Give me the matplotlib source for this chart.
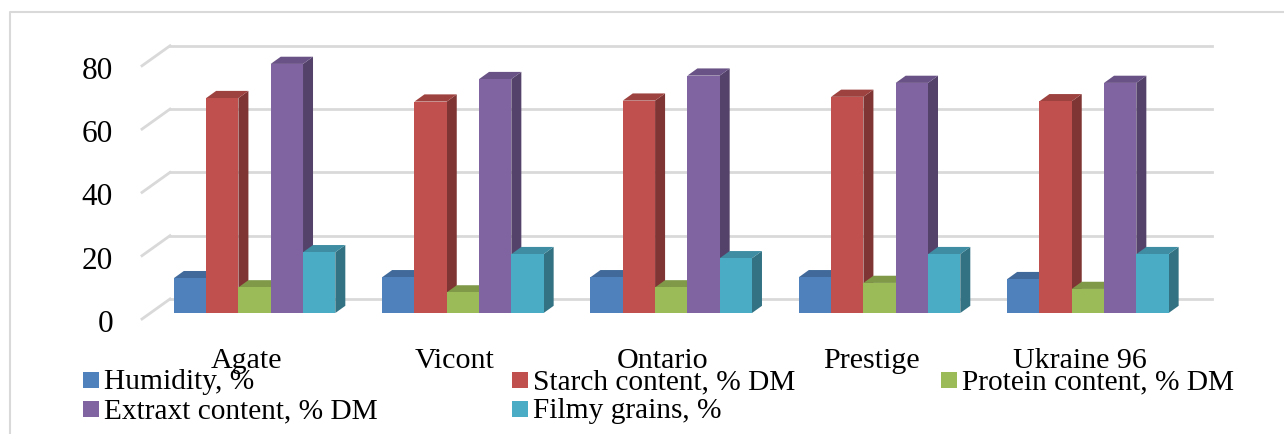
import numpy as np
import matplotlib.pyplot as plt
from matplotlib.patches import Polygon, Rectangle
from matplotlib.lines import Line2D
from matplotlib.colors import to_rgb

plt.rcParams['font.family'] = ['Liberation Serif', 'DejaVu Serif']

varieties = ['Agate', 'Vicont', 'Ontario', 'Prestige', 'Ukraine 96']
series = ['Humidity, %', 'Starch content, % DM', 'Protein content, % DM',
          'Extraxt content, % DM', 'Filmy grains, %']
humidity = [11.0, 11.3, 11.3, 11.3, 10.7]
starch = [67.9, 66.8, 67.1, 68.3, 66.9]
protein = [8.1, 6.5, 8.1, 9.5, 7.6]
extract = [78.7, 73.9, 75.0, 72.7, 72.7]
filmy = [19.2, 18.6, 17.3, 18.6, 18.6]
yticks = [0, 20, 40, 60, 80]

values = [humidity, starch, protein, extract, filmy]
colors = ['#4F81BD', '#C0504D', '#9BBB59', '#8064A2', '#4BACC6']

# page geometry (pixels) of the pseudo-3d chart
W, H = 1284, 435
x0_px = 150.4      # left edge of the plane the bars stand in
cat_px = 208.33    # width of one category
zero_px = 314.0    # baseline of bar fronts
unit_px = 3.165    # pixels per value unit

bar_w = 32.3 / cat_px
dx, dy = 10 / cat_px, 7.2 / unit_px          # bar depth
bdx, bdy = 19.6 / cat_px, 14 / unit_px       # back wall offset
fdx, fdy = -8.4 / cat_px, -6 / unit_px       # front edge of floor

fig = plt.figure(figsize=(W / 100, H / 100), dpi=100)
ax = fig.add_axes([0, 0, 1, 1])
ax.set_xlim(-0.5 - x0_px / cat_px, -0.5 + (W - x0_px) / cat_px)
ax.set_ylim((zero_px - H) / unit_px, zero_px / unit_px)
ax.axis('off')

grid_c = '#d9d9d9'
n = len(varieties)
for t in yticks:
    ax.plot([-0.5 + bdx, n - 0.5 + bdx], [t + bdy, t + bdy], color=grid_c, lw=2, zorder=1)
    ax.plot([-0.5 + fdx, -0.5 + bdx], [t + fdy, t + bdy], color=grid_c, lw=2, zorder=1)
    ax.text(-0.5 + (113 - x0_px) / cat_px, t + fdy - 1.4, str(t), ha='right', va='center',
            fontsize=22.5, color='black')

x = np.arange(n)
for k, (vals, c) in enumerate(zip(values, colors)):
    rgb = np.array(to_rgb(c))
    side_c = rgb * 0.66
    top_c = rgb * 0.82
    xs = x + (k - 2) * bar_w
    bars = ax.bar(xs, vals, width=bar_w, color=c, zorder=11 + 2 * k, linewidth=0)
    for b in bars:
        l, r, h = b.get_x(), b.get_x() + b.get_width(), b.get_height()
        ax.add_patch(Polygon([(r, 0), (r + dx, dy), (r + dx, h + dy), (r, h)],
                             facecolor=side_c, edgecolor='none', zorder=10 + 2 * k))
        ax.add_patch(Polygon([(l, h), (r, h), (r + dx, h + dy), (l + dx, h + dy)],
                             facecolor=top_c, edgecolor='none', zorder=10 + 2 * k))

for i, name in enumerate(varieties):
    ax.text(i + fdx, (zero_px - 368) / unit_px, name, ha='center', va='baseline',
            fontsize=21.6, color='black', zorder=30)

# legend: three columns, two rows
col_px = [83, 512, 941]
row_px = [389, 418]
for j, (label, c) in enumerate(zip(series, colors)):
    cx = col_px[j % 3]
    ry = row_px[j // 3]
    fig.patches.append(Rectangle((cx / W, 1 - ry / H), 16 / W, 16 / H, transform=fig.transFigure,
                                 facecolor=c, edgecolor='none', zorder=20))
    fig.text((cx + 21) / W, 1 - ry / H, label, ha='left', va='baseline', fontsize=21.2,
             color='black', zorder=21)

# outer chart frame
fig.lines.append(Line2D([10 / W, 10 / W, 1.0], [0.0, 1 - 13 / H, 1 - 13 / H],
                        transform=fig.transFigure, color=grid_c, lw=1.5))

fig.savefig('out.png', dpi=100, facecolor='white')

## GOAL OF THE EXERCISE
All lines of the data above that include the word "matplotlib" must be shown.

## TASK SOLUTION
Give me the matplotlib source for this chart.
import matplotlib.pyplot as plt
from matplotlib.patches import Polygon, Rectangle
from matplotlib.lines import Line2D
from matplotlib.colors import to_rgb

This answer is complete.